* _Task description_: Quote the listing below in its entirety, omitting every image.
□ □ □ □
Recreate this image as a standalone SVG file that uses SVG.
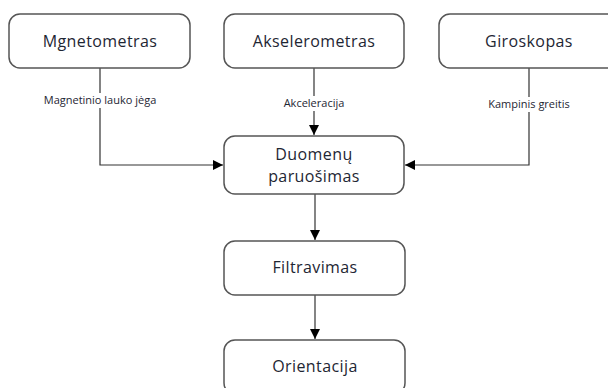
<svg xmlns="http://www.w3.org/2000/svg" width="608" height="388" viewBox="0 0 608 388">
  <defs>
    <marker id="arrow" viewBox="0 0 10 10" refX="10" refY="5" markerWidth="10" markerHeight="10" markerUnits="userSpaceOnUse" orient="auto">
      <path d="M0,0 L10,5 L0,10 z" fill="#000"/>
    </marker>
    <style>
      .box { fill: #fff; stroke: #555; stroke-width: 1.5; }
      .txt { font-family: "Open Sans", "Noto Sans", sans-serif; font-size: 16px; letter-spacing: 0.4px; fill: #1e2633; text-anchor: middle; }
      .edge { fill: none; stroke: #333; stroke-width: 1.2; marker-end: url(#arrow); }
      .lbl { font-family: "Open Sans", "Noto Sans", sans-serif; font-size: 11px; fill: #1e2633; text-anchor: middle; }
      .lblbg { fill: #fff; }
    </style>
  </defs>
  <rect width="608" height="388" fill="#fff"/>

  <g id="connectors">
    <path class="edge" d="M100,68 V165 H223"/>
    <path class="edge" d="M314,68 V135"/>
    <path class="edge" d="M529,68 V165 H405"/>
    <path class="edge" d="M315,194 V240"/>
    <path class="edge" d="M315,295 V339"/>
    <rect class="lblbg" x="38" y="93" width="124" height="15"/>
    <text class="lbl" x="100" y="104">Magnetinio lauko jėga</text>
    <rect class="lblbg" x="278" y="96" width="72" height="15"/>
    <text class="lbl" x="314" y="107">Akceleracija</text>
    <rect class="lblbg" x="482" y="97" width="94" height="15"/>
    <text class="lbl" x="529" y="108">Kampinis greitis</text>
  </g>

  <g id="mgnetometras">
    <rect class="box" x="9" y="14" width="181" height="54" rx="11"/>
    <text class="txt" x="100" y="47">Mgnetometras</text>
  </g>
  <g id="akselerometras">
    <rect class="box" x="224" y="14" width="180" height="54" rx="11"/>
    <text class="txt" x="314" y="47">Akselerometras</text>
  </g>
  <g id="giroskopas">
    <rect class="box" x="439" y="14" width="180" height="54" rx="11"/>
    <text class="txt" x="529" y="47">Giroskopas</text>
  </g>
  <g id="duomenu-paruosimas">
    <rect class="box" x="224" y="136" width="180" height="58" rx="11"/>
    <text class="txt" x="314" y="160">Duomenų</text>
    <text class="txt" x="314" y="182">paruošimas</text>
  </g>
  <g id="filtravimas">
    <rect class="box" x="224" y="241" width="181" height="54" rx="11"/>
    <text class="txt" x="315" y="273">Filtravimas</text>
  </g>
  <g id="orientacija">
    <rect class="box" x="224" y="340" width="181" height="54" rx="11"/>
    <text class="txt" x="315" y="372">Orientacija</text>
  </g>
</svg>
□ □ □ □
* _Answer for the task_:
Recreate this image as a standalone SVG file that uses SVG.
<svg xmlns="http://www.w3.org/2000/svg" width="608" height="388" viewBox="0 0 608 388">
  <defs>
    <marker id="arrow" viewBox="0 0 10 10" refX="10" refY="5" markerWidth="10" markerHeight="10" markerUnits="userSpaceOnUse" orient="auto">
      <path d="M0,0 L10,5 L0,10 z" fill="#000"/>
    </marker>
    <style>
      .box { fill: #fff; stroke: #555; stroke-width: 1.5; }
      .txt { font-family: "Open Sans", "Noto Sans", sans-serif; font-size: 16px; letter-spacing: 0.4px; fill: #1e2633; text-anchor: middle; }
      .edge { fill: none; stroke: #333; stroke-width: 1.2; marker-end: url(#arrow); }
      .lbl { font-family: "Open Sans", "Noto Sans", sans-serif; font-size: 11px; fill: #1e2633; text-anchor: middle; }
      .lblbg { fill: #fff; }
    </style>
  </defs>
  <rect width="608" height="388" fill="#fff"/>

  <g id="connectors">
    <path class="edge" d="M100,68 V165 H223"/>
    <path class="edge" d="M314,68 V135"/>
    <path class="edge" d="M529,68 V165 H405"/>
    <path class="edge" d="M315,194 V240"/>
    <path class="edge" d="M315,295 V339"/>
    <rect class="lblbg" x="38" y="93" width="124" height="15"/>
    <text class="lbl" x="100" y="104">Magnetinio lauko jėga</text>
    <rect class="lblbg" x="278" y="96" width="72" height="15"/>
    <text class="lbl" x="314" y="107">Akceleracija</text>
    <rect class="lblbg" x="482" y="97" width="94" height="15"/>
    <text class="lbl" x="529" y="108">Kampinis greitis</text>
  </g>

  <g id="mgnetometras">
    <rect class="box" x="9" y="14" width="181" height="54" rx="11"/>
    <text class="txt" x="100" y="47">Mgnetometras</text>
  </g>
  <g id="akselerometras">
    <rect class="box" x="224" y="14" width="180" height="54" rx="11"/>
    <text class="txt" x="314" y="47">Akselerometras</text>
  </g>
  <g id="giroskopas">
    <rect class="box" x="439" y="14" width="180" height="54" rx="11"/>
    <text class="txt" x="529" y="47">Giroskopas</text>
  </g>
  <g id="duomenu-paruosimas">
    <rect class="box" x="224" y="136" width="180" height="58" rx="11"/>
    <text class="txt" x="314" y="160">Duomenų</text>
    <text class="txt" x="314" y="182">paruošimas</text>
  </g>
  <g id="filtravimas">
    <rect class="box" x="224" y="241" width="181" height="54" rx="11"/>
    <text class="txt" x="315" y="273">Filtravimas</text>
  </g>
  <g id="orientacija">
    <rect class="box" x="224" y="340" width="181" height="54" rx="11"/>
    <text class="txt" x="315" y="372">Orientacija</text>
  </g>
</svg>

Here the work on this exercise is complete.